28.04.2018 | 28.04.2018, 10:00

Paderborn/Höxter. Seit fast anderthalb Jahren beschäftigt der Bosseborn-Prozess die Schwurgerichtskammer des Landgerichts Paderborn. 45 Verhandlungstage schon versuchen die Richter um den Vorsitzenden Bernd Emminghaus zu klären, ob Wilfried und Angelika W. des zweifachen Mordes durch Unterlassen schuldig sind.

Per se ist das kein einfaches Unterfangen, doch dass nun, schon seit Monaten der Prozess auf der Stelle zu treten scheint, das ist vor allem der im Winter erfolgten Ablösung des Gutachters Michael Osterheider geschuldet. Denn zurzeit arbeitet Nahlah Saimeh immer noch an ihren Expertisen zur Schuldfähigkeit beider Angeklagter, und so muss das Gericht diese Zeit sinnvoll überbrücken.

Schreibt das Gutachten: Die forensische Psychiaterin und Gutachterin Nahlah Saimeh. - © Köppelmann
Schreibt das Gutachten: Die forensische Psychiaterin und Gutachterin Nahlah Saimeh. | © Köppelmann

Während am 44. Verhandlungstag Mitte des Monates Emminghaus noch einen Brief verlesen konnte, in dem der Autor eine Lanze für Wilfried W. brach, ging es am Freitag eher formal zu. So verkündete der Vorsitzende den Beschluss des Gerichts, einen weiteren Rechtsmediziner einzuschalten. Dieser soll erhellen, wie es um die Überlebenschancen von Susanne F. bestellt war, als sie am 21. April 2016 völlig entkräftet in ein Krankenhaus eingeliefert wurde, aber dort nach wenigen Stunden verstarb.

Am 15. Mai wird die Verhandlung fortgesetzt

Im Sommer hatten zwei Ärzte völlig unterschiedliche Auffassungen vertreten. Ein Rechtsmediziner aus Göttingen hatte damals Susanne F.s Leben wegen der Kopfverletzung für ohnehin verloren gehalten – im Gegensatz zu seinem Kollegen aus Münster. Als im Februar ein von der Staatsanwaltschaft eingeschalteter Neurochirurg gleichfalls äußerte, dass die Frau gute Überlebenschancen bei rascher intensivmedizinischer Behandlung gehabt hätte, war das für das Gericht Anlass, einen weiteren Experten einzuschalten.

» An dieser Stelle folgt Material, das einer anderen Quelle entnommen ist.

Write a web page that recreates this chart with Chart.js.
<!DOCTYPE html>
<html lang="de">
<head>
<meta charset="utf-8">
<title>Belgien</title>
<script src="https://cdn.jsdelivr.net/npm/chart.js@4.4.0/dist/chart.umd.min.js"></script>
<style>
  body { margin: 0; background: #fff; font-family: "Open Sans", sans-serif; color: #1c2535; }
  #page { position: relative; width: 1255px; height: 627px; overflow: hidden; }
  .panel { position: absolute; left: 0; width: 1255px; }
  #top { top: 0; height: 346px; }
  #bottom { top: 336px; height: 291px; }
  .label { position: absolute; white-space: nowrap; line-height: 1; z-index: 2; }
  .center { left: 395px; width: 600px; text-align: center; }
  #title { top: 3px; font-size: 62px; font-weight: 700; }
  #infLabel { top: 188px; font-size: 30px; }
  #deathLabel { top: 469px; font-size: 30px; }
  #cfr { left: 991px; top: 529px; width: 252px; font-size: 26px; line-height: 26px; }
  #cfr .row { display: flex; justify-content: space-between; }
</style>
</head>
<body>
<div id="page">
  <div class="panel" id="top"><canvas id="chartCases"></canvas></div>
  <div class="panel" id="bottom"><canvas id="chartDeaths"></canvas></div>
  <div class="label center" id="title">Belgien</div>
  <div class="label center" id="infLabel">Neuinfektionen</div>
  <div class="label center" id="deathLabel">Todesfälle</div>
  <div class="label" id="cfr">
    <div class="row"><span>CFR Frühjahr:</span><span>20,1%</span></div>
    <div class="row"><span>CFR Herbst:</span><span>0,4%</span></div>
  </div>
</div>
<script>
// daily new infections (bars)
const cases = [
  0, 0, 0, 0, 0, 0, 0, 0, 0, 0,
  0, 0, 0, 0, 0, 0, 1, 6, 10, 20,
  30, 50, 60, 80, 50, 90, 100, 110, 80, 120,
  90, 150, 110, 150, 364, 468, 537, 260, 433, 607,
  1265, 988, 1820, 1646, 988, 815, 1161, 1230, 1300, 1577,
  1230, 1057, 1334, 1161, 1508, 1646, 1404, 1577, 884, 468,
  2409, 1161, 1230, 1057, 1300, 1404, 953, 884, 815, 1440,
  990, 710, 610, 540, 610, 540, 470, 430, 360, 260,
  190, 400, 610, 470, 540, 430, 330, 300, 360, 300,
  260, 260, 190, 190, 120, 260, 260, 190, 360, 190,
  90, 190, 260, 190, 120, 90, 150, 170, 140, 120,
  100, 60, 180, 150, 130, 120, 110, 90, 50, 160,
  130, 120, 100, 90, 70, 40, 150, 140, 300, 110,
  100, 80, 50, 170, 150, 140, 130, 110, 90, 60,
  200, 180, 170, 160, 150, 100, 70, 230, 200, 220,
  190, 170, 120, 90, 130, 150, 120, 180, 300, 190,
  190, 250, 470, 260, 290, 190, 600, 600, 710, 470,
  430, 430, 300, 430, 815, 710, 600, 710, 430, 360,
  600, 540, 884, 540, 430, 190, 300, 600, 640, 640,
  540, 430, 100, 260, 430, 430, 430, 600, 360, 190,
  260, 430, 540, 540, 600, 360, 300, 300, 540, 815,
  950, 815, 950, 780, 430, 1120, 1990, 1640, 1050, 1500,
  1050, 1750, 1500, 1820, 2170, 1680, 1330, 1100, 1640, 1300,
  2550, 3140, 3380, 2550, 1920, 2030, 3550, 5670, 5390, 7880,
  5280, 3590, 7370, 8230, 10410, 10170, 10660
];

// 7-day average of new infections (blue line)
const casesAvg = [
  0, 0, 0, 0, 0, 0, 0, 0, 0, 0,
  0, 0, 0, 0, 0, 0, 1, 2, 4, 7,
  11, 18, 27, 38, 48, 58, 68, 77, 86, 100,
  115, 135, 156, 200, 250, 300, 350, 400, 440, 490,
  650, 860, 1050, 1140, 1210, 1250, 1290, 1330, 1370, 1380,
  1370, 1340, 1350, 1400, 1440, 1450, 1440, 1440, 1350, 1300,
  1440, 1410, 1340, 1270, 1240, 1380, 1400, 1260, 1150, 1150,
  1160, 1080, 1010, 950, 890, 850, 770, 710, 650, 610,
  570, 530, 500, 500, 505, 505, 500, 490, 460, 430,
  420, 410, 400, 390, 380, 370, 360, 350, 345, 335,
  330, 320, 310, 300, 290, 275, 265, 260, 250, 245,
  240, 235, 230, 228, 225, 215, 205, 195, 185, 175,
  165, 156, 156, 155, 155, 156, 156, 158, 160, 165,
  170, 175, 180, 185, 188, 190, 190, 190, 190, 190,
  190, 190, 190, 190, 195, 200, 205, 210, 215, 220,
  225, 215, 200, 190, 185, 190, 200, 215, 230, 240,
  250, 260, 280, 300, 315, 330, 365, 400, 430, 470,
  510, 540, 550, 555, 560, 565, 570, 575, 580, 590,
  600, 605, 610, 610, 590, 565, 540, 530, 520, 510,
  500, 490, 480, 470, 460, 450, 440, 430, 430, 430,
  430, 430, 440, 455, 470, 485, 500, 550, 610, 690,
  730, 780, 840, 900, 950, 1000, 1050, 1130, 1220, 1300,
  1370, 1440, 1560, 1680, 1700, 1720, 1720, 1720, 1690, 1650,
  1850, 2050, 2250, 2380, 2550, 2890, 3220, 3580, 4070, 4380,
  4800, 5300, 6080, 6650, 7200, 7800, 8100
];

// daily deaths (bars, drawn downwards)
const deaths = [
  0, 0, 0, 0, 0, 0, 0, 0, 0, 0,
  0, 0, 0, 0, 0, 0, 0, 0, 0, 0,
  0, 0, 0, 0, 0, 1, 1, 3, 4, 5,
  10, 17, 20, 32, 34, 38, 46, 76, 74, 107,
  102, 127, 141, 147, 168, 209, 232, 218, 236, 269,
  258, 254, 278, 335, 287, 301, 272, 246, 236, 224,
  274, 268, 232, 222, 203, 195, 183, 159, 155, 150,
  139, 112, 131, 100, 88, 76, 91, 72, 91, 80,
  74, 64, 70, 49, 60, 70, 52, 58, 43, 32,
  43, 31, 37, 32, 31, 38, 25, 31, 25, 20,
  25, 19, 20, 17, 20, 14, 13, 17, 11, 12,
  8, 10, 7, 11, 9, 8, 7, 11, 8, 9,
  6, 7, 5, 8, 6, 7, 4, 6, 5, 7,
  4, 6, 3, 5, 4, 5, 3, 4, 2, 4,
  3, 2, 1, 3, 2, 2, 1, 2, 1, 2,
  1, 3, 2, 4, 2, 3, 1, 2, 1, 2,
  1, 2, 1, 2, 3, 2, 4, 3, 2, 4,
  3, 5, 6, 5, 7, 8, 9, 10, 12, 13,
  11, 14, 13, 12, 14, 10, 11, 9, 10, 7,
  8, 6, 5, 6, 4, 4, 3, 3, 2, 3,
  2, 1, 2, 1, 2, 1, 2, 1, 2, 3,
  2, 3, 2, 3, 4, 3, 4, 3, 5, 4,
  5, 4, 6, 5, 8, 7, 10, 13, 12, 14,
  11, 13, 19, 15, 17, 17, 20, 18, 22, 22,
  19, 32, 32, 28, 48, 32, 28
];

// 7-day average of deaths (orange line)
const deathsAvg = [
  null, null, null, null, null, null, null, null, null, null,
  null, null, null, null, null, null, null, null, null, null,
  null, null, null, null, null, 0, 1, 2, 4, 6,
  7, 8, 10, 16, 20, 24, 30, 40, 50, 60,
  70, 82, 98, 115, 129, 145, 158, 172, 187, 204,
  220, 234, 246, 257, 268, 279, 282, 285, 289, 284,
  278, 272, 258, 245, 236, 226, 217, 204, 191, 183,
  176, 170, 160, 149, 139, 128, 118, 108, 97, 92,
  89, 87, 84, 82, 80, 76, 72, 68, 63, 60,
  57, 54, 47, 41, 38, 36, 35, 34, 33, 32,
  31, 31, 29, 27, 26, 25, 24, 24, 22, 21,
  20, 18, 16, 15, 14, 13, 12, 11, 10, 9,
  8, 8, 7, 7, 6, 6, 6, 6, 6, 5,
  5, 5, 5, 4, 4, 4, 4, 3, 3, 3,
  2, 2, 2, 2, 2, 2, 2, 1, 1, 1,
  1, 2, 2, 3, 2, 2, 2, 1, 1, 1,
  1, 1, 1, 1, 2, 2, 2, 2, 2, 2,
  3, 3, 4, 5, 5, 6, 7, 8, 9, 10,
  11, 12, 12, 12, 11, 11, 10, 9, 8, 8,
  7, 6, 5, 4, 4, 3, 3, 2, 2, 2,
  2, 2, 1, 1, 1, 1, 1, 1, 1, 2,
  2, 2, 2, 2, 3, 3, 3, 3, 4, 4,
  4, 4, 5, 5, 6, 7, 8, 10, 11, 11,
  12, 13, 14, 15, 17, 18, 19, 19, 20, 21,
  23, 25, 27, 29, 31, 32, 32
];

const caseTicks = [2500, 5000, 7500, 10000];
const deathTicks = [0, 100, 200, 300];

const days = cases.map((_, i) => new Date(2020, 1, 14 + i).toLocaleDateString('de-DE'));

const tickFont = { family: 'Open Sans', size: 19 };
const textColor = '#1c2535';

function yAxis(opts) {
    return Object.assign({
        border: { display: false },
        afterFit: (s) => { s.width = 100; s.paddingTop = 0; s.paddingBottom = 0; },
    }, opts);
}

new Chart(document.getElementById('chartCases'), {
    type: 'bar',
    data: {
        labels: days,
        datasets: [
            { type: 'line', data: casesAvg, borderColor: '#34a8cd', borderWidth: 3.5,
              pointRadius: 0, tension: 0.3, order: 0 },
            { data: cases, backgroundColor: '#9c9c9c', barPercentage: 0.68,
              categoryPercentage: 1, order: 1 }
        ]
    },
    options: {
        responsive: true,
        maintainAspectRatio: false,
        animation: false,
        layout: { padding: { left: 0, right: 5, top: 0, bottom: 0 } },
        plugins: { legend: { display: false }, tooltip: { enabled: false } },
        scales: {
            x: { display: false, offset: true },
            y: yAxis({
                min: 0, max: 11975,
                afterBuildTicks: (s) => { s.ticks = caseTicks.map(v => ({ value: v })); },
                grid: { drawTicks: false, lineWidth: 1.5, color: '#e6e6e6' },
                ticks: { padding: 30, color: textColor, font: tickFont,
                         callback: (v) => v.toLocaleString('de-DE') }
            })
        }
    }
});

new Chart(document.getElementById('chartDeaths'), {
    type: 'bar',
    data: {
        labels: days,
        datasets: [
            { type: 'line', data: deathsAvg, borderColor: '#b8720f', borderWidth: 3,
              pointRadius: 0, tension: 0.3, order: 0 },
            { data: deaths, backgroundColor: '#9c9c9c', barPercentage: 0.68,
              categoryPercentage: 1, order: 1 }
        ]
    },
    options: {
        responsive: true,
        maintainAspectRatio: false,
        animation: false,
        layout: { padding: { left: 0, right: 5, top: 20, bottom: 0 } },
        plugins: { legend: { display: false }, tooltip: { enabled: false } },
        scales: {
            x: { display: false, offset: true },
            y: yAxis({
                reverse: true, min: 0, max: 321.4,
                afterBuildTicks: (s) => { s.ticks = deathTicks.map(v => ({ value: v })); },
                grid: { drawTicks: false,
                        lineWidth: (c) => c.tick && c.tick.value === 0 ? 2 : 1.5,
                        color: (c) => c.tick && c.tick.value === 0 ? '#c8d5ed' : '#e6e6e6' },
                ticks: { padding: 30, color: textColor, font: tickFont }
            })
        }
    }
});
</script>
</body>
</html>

Aufstocken will auch die Verteidigung von Wilfried W. das Restprogramm des Gerichts. Detlev Binder und Carsten Ernst wollen jenen Mann hören, der den Brief an die Staatsanwaltschaft geschrieben, darin eine Zeugin der Lüge bezichtigt und Wilfried W. als Mann dargestellt hatte, der sich nicht wehre und sich vor dominanten Frauen ducke. „Wir halten das für erforderlich", sagten sie. Der Schreiber könne wahrscheinlich Auskünfte über Wilfried W. und seine Beziehungen geben.

Worte, die Emminghaus hörte und denen er Taten folgen ließ. Er forderte die Staatsanwaltschaft auf, „die Anschrift des möglichen Zeugen zu ermitteln". Ob das gelingt, weiß zurzeit niemand. Schließlich konnte nur der Vorname Otto und der Ort Bruchhausen auf dem Schreiben einwandfrei entziffert werden. Möglicherweise sind diese Angaben aber falsch.

Folglich wird es wohl sehr wahrscheinlich wieder nur eine sehr kurze Sitzung sein, wenn am 15. Mai die Verhandlung fortgesetzt wird. Der 47. Verhandlungstag jedoch soll ganz im Zeichen von Experten aus dem Bereich der Medizin stehen.

INFORMATION


Nahlah Saimeh gibt Posten auf

Nach knapp 14 Jahren als ärztliche Direktorin hat sich Nahlah Saimeh vom Zentrum für forensische Psychiatrie Lippstadt-Eickelborn des LWL verabschiedet. LWL-Direktor Matthias Löb bedankte bei Saimeh: „Sie haben das LWL-Zentrum zu einer modernen und bundesweit anerkannten forensischen Klinik weiterentwickelt, die dem Sicherheitsbedürfnis der Allgemeinheit Rechnung trägt aber auch dem Interesse der Patienten." Löb würdigte damit die bundesweit anerkannte Forensikerin, die sich entschlossen hat, ihre Tätigkeit aufzugeben, um als forensisch-psychiatrische Sachverständige selbstständig zu arbeiten.